START Collected material

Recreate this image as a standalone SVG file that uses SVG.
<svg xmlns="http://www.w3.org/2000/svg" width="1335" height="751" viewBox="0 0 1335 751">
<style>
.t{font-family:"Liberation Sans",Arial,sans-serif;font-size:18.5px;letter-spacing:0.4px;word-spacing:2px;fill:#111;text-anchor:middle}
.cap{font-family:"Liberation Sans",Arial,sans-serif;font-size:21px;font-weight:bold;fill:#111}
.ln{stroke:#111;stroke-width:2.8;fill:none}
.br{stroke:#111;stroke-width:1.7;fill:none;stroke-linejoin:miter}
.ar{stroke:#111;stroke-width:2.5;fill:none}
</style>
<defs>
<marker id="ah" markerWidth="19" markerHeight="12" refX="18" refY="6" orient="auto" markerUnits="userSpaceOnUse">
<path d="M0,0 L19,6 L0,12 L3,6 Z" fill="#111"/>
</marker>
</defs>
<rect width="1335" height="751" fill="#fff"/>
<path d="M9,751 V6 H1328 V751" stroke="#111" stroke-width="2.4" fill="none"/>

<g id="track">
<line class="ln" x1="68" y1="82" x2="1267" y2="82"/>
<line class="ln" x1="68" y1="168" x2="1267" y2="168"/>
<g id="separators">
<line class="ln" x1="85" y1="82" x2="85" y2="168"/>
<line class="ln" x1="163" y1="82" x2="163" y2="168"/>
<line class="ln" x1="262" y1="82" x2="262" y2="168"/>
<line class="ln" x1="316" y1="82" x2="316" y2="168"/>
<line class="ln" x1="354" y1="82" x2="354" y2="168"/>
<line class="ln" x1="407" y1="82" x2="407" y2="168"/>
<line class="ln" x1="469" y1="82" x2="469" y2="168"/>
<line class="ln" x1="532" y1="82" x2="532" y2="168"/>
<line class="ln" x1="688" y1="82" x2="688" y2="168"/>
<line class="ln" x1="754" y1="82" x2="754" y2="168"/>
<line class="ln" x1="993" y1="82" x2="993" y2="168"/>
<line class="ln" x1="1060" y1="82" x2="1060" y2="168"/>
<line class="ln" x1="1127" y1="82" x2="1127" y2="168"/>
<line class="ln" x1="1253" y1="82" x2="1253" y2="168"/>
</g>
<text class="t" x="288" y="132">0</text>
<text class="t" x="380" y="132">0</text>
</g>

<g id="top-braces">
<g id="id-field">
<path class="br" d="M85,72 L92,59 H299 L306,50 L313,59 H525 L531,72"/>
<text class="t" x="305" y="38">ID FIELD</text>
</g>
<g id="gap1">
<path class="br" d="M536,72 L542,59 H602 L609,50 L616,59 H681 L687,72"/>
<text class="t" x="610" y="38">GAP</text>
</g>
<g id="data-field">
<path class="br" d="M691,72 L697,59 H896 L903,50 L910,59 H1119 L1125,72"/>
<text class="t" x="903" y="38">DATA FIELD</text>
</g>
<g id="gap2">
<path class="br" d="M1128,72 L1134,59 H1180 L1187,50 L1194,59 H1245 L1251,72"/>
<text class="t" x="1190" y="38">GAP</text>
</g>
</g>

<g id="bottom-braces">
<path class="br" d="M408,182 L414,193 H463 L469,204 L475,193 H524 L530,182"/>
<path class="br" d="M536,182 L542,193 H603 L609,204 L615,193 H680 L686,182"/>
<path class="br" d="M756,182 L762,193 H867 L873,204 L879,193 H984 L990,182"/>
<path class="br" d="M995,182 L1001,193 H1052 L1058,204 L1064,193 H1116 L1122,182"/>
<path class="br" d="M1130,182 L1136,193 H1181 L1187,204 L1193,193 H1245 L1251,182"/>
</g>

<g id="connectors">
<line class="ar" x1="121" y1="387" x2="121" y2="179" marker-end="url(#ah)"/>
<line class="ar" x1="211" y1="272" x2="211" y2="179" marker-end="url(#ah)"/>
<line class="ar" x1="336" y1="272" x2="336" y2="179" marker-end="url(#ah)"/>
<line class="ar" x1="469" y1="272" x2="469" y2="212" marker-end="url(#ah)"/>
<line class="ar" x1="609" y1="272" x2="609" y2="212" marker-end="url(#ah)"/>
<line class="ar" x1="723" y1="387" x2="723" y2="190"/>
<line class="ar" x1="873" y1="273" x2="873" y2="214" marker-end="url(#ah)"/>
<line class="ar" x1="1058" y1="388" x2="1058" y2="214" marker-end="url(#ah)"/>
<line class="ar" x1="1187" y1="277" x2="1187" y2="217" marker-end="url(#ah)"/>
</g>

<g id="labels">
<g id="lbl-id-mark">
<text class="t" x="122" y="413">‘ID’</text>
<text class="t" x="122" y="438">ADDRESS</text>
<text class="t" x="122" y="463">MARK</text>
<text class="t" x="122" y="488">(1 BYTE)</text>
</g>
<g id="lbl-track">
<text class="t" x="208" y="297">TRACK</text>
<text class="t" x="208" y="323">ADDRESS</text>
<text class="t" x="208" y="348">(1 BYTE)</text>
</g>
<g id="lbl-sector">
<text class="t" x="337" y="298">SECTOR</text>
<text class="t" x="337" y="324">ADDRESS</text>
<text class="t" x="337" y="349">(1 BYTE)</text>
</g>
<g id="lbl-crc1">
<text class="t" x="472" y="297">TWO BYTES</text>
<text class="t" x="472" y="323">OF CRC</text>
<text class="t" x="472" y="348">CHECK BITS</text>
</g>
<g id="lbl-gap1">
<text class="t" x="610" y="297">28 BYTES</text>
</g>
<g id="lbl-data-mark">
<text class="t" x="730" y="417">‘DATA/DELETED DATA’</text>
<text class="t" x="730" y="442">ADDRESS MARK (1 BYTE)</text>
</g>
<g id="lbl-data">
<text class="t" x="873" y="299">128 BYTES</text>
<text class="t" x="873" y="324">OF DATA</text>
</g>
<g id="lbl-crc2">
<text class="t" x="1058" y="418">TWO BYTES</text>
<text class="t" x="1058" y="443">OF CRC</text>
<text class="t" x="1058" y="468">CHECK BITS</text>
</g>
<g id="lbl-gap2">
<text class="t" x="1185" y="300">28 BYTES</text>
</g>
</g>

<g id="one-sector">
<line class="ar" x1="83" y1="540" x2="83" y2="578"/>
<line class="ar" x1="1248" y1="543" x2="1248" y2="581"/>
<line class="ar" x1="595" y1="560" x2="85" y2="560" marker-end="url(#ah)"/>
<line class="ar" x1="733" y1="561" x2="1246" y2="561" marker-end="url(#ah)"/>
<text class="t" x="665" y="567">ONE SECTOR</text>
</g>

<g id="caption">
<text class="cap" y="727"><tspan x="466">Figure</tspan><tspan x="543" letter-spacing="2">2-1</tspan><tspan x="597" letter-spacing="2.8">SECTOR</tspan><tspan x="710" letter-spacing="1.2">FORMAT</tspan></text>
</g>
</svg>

END Collected material

• Work to complete
The listing above must be transcribed exactly, line by line.

• Solution to the problem
Recreate this image as a standalone SVG file that uses SVG.
<svg xmlns="http://www.w3.org/2000/svg" width="1335" height="751" viewBox="0 0 1335 751">
<style>
.t{font-family:"Liberation Sans",Arial,sans-serif;font-size:18.5px;letter-spacing:0.4px;word-spacing:2px;fill:#111;text-anchor:middle}
.cap{font-family:"Liberation Sans",Arial,sans-serif;font-size:21px;font-weight:bold;fill:#111}
.ln{stroke:#111;stroke-width:2.8;fill:none}
.br{stroke:#111;stroke-width:1.7;fill:none;stroke-linejoin:miter}
.ar{stroke:#111;stroke-width:2.5;fill:none}
</style>
<defs>
<marker id="ah" markerWidth="19" markerHeight="12" refX="18" refY="6" orient="auto" markerUnits="userSpaceOnUse">
<path d="M0,0 L19,6 L0,12 L3,6 Z" fill="#111"/>
</marker>
</defs>
<rect width="1335" height="751" fill="#fff"/>
<path d="M9,751 V6 H1328 V751" stroke="#111" stroke-width="2.4" fill="none"/>

<g id="track">
<line class="ln" x1="68" y1="82" x2="1267" y2="82"/>
<line class="ln" x1="68" y1="168" x2="1267" y2="168"/>
<g id="separators">
<line class="ln" x1="85" y1="82" x2="85" y2="168"/>
<line class="ln" x1="163" y1="82" x2="163" y2="168"/>
<line class="ln" x1="262" y1="82" x2="262" y2="168"/>
<line class="ln" x1="316" y1="82" x2="316" y2="168"/>
<line class="ln" x1="354" y1="82" x2="354" y2="168"/>
<line class="ln" x1="407" y1="82" x2="407" y2="168"/>
<line class="ln" x1="469" y1="82" x2="469" y2="168"/>
<line class="ln" x1="532" y1="82" x2="532" y2="168"/>
<line class="ln" x1="688" y1="82" x2="688" y2="168"/>
<line class="ln" x1="754" y1="82" x2="754" y2="168"/>
<line class="ln" x1="993" y1="82" x2="993" y2="168"/>
<line class="ln" x1="1060" y1="82" x2="1060" y2="168"/>
<line class="ln" x1="1127" y1="82" x2="1127" y2="168"/>
<line class="ln" x1="1253" y1="82" x2="1253" y2="168"/>
</g>
<text class="t" x="288" y="132">0</text>
<text class="t" x="380" y="132">0</text>
</g>

<g id="top-braces">
<g id="id-field">
<path class="br" d="M85,72 L92,59 H299 L306,50 L313,59 H525 L531,72"/>
<text class="t" x="305" y="38">ID FIELD</text>
</g>
<g id="gap1">
<path class="br" d="M536,72 L542,59 H602 L609,50 L616,59 H681 L687,72"/>
<text class="t" x="610" y="38">GAP</text>
</g>
<g id="data-field">
<path class="br" d="M691,72 L697,59 H896 L903,50 L910,59 H1119 L1125,72"/>
<text class="t" x="903" y="38">DATA FIELD</text>
</g>
<g id="gap2">
<path class="br" d="M1128,72 L1134,59 H1180 L1187,50 L1194,59 H1245 L1251,72"/>
<text class="t" x="1190" y="38">GAP</text>
</g>
</g>

<g id="bottom-braces">
<path class="br" d="M408,182 L414,193 H463 L469,204 L475,193 H524 L530,182"/>
<path class="br" d="M536,182 L542,193 H603 L609,204 L615,193 H680 L686,182"/>
<path class="br" d="M756,182 L762,193 H867 L873,204 L879,193 H984 L990,182"/>
<path class="br" d="M995,182 L1001,193 H1052 L1058,204 L1064,193 H1116 L1122,182"/>
<path class="br" d="M1130,182 L1136,193 H1181 L1187,204 L1193,193 H1245 L1251,182"/>
</g>

<g id="connectors">
<line class="ar" x1="121" y1="387" x2="121" y2="179" marker-end="url(#ah)"/>
<line class="ar" x1="211" y1="272" x2="211" y2="179" marker-end="url(#ah)"/>
<line class="ar" x1="336" y1="272" x2="336" y2="179" marker-end="url(#ah)"/>
<line class="ar" x1="469" y1="272" x2="469" y2="212" marker-end="url(#ah)"/>
<line class="ar" x1="609" y1="272" x2="609" y2="212" marker-end="url(#ah)"/>
<line class="ar" x1="723" y1="387" x2="723" y2="190"/>
<line class="ar" x1="873" y1="273" x2="873" y2="214" marker-end="url(#ah)"/>
<line class="ar" x1="1058" y1="388" x2="1058" y2="214" marker-end="url(#ah)"/>
<line class="ar" x1="1187" y1="277" x2="1187" y2="217" marker-end="url(#ah)"/>
</g>

<g id="labels">
<g id="lbl-id-mark">
<text class="t" x="122" y="413">‘ID’</text>
<text class="t" x="122" y="438">ADDRESS</text>
<text class="t" x="122" y="463">MARK</text>
<text class="t" x="122" y="488">(1 BYTE)</text>
</g>
<g id="lbl-track">
<text class="t" x="208" y="297">TRACK</text>
<text class="t" x="208" y="323">ADDRESS</text>
<text class="t" x="208" y="348">(1 BYTE)</text>
</g>
<g id="lbl-sector">
<text class="t" x="337" y="298">SECTOR</text>
<text class="t" x="337" y="324">ADDRESS</text>
<text class="t" x="337" y="349">(1 BYTE)</text>
</g>
<g id="lbl-crc1">
<text class="t" x="472" y="297">TWO BYTES</text>
<text class="t" x="472" y="323">OF CRC</text>
<text class="t" x="472" y="348">CHECK BITS</text>
</g>
<g id="lbl-gap1">
<text class="t" x="610" y="297">28 BYTES</text>
</g>
<g id="lbl-data-mark">
<text class="t" x="730" y="417">‘DATA/DELETED DATA’</text>
<text class="t" x="730" y="442">ADDRESS MARK (1 BYTE)</text>
</g>
<g id="lbl-data">
<text class="t" x="873" y="299">128 BYTES</text>
<text class="t" x="873" y="324">OF DATA</text>
</g>
<g id="lbl-crc2">
<text class="t" x="1058" y="418">TWO BYTES</text>
<text class="t" x="1058" y="443">OF CRC</text>
<text class="t" x="1058" y="468">CHECK BITS</text>
</g>
<g id="lbl-gap2">
<text class="t" x="1185" y="300">28 BYTES</text>
</g>
</g>

<g id="one-sector">
<line class="ar" x1="83" y1="540" x2="83" y2="578"/>
<line class="ar" x1="1248" y1="543" x2="1248" y2="581"/>
<line class="ar" x1="595" y1="560" x2="85" y2="560" marker-end="url(#ah)"/>
<line class="ar" x1="733" y1="561" x2="1246" y2="561" marker-end="url(#ah)"/>
<text class="t" x="665" y="567">ONE SECTOR</text>
</g>

<g id="caption">
<text class="cap" y="727"><tspan x="466">Figure</tspan><tspan x="543" letter-spacing="2">2-1</tspan><tspan x="597" letter-spacing="2.8">SECTOR</tspan><tspan x="710" letter-spacing="1.2">FORMAT</tspan></text>
</g>
</svg>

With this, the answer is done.